Plus glaçant que jamais avec ses violons stridents, le classique du suspense hitchcockien Psycho est montré au Festival de Cannes dans une version inédite au son reconstruit grâce à une technique révolutionnaire, développée par une petite société française.

C'est l'un des évènements de Cannes Classics, programmation de la sélection officielle dédiée aux films anciens restaurés, dont les séances, avec celles du Cinéma de la Plage, sont ouvertes au public pendant le festival.

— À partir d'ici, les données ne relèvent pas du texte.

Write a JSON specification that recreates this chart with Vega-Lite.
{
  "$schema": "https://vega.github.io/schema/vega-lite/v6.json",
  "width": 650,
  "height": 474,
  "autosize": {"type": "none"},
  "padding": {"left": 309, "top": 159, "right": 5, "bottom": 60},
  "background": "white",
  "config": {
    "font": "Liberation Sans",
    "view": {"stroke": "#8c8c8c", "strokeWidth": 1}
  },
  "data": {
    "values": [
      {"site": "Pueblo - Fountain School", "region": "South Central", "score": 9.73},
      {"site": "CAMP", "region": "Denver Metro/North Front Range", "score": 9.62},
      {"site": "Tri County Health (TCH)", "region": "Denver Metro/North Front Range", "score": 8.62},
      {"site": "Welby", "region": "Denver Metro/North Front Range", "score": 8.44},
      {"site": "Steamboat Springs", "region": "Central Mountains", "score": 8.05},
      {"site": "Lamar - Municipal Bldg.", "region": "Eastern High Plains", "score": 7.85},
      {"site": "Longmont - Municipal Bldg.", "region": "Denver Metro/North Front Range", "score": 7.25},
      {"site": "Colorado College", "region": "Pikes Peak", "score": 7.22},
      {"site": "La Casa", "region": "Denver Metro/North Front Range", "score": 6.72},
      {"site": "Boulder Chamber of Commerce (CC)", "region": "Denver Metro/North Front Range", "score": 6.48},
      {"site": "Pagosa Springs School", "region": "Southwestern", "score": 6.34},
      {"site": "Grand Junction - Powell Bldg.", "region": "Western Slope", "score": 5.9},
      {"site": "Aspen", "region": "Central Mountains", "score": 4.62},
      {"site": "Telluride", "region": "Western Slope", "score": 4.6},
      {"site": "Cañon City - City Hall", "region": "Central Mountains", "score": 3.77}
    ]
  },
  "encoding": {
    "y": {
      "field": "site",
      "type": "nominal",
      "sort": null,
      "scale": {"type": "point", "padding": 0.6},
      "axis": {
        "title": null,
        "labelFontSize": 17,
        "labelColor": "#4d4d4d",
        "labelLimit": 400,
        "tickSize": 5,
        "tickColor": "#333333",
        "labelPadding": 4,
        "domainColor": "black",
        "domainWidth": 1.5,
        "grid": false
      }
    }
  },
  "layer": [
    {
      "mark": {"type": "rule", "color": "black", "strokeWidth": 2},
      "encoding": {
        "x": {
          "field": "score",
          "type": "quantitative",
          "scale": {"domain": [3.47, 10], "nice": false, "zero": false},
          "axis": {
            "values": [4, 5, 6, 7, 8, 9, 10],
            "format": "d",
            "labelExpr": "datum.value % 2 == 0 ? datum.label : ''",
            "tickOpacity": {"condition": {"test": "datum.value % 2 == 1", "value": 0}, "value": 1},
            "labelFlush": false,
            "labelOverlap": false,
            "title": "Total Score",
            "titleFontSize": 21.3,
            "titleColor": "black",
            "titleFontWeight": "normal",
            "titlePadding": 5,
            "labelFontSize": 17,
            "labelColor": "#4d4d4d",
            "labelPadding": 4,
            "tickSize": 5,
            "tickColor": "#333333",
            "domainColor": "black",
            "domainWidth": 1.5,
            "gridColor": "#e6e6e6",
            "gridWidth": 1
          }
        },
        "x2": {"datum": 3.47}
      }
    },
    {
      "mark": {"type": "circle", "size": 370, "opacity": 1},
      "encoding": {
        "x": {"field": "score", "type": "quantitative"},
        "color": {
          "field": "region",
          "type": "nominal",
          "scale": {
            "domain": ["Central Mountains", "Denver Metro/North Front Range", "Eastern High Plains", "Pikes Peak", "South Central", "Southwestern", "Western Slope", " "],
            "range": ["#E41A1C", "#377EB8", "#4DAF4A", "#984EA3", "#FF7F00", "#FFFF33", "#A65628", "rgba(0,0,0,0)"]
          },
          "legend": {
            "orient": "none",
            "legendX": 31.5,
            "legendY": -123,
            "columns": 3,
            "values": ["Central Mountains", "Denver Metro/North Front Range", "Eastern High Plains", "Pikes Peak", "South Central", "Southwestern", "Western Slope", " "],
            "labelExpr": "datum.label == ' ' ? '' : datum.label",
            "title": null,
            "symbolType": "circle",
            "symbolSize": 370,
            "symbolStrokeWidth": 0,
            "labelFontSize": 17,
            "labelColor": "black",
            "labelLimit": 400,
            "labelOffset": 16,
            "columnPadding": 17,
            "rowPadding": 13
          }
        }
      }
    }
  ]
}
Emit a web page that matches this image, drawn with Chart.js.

«Dans la fameuse scène du meurtre dans la douche, à l'origine il ne devait pas y avoir de musique. Mais le compositeur Bernard Herrmann a fait jouer l'orchestre derrière le plateau et Alfred Hitchcock a été séduit», raconte Olivier Attia, PDG de la société Audionamix née en 2003.

«Le problème c'est qu'avec le son en mono du film, on a perdu l'émotion qu'ont ressentie Herrmann et Hitchcock sur le tournage. Avec cette restauration sonore, nous l'avons retrouvée», affirme cet ingénieur de formation.

Autrefois laboratoire de recherche, Audionamix emploie une poignée de mathématiciens très pointus, docteurs en traitement du signal, dont la tâche est de concevoir des algorithmes permettant de séparer les sources musicales.

«Nous récupérons une bande son et au moyen de formules mathématiques, nous élaborons des prototypes informatiques qui séparent le violon, la guitare, la voix et les effets sonores qui la composent. Nous entrons en quelque sorte dans l'ADN du son», précise Olivier Attia.

Décomposer les 149 minutes - dont 46 minutes de musique -, de la bande-son de Psycho (le «de-mixing» disent les professionnels) en 81 «blocs» sonores, eux-mêmes divisés en 378 sources, a pris environ deux semaines.

Puis le studio américain Universal, producteur de ce film de 1960, plus grand succès commercial d'Hitchcock, a procédé au «re-mixing» ou recréation du son qui vise à procurer au spectateur - en salle ou en DVD, Blu-ray - une expérience inédite.

Parfois, ce minutieux travail réserve quelques surprises.

«En décomposant la bande son d'une scène, nous nous sommes retrouvés avec un son que nous n'arrivions pas à identifier. C'est alors qu'une personne du studio qui avait assisté au tournage, s'est souvenue de quelque chose», relate M. Attia.

«Une partie du film a été tournée en été dans un hangar où il faisait très chaud. Les fenêtres étaient ouvertes et des oiseaux sont entrés, que l'on entend distinctement chanter, une fois le son isolé!», explique-t-il.

Le but de cette restauration est de «conférer la qualité des enregistrements d'aujourd'hui aux films du passé».

«Et nous apportons une dynamique au son, qui vous donne la sensation qu'il surgit derrière ou devant vous. On ne peut plus restaurer l'image d'un film et laisser le son d'origine, le spectateur est très déçu», dit M. Attia.

En plein développement, Audionamix a travaillé sur une partie du son du film La vie en rose d'Olivier Dahan, pour lequel la Française Marion Cotillard a remporté l'Oscar de la meilleure actrice l'an dernier. «Nous avons travaillé sur la voix d'Édith Piaf, extraite d'enregistrements originaux. Nous l'avons remastérisée pour obtenir un son pur et spatialisé».

Sollicitée aussi par l'industrie musicale, cette petite entreprise d'une vingtaine de salariés a récemment restauré pour la major du disque Universal, un grand succès du début des années 1940, We'll Meet Again de la Britannique Vera Lynn - qui ponctue avec ironie le Dr. Strangelove de Stanley Kubrick.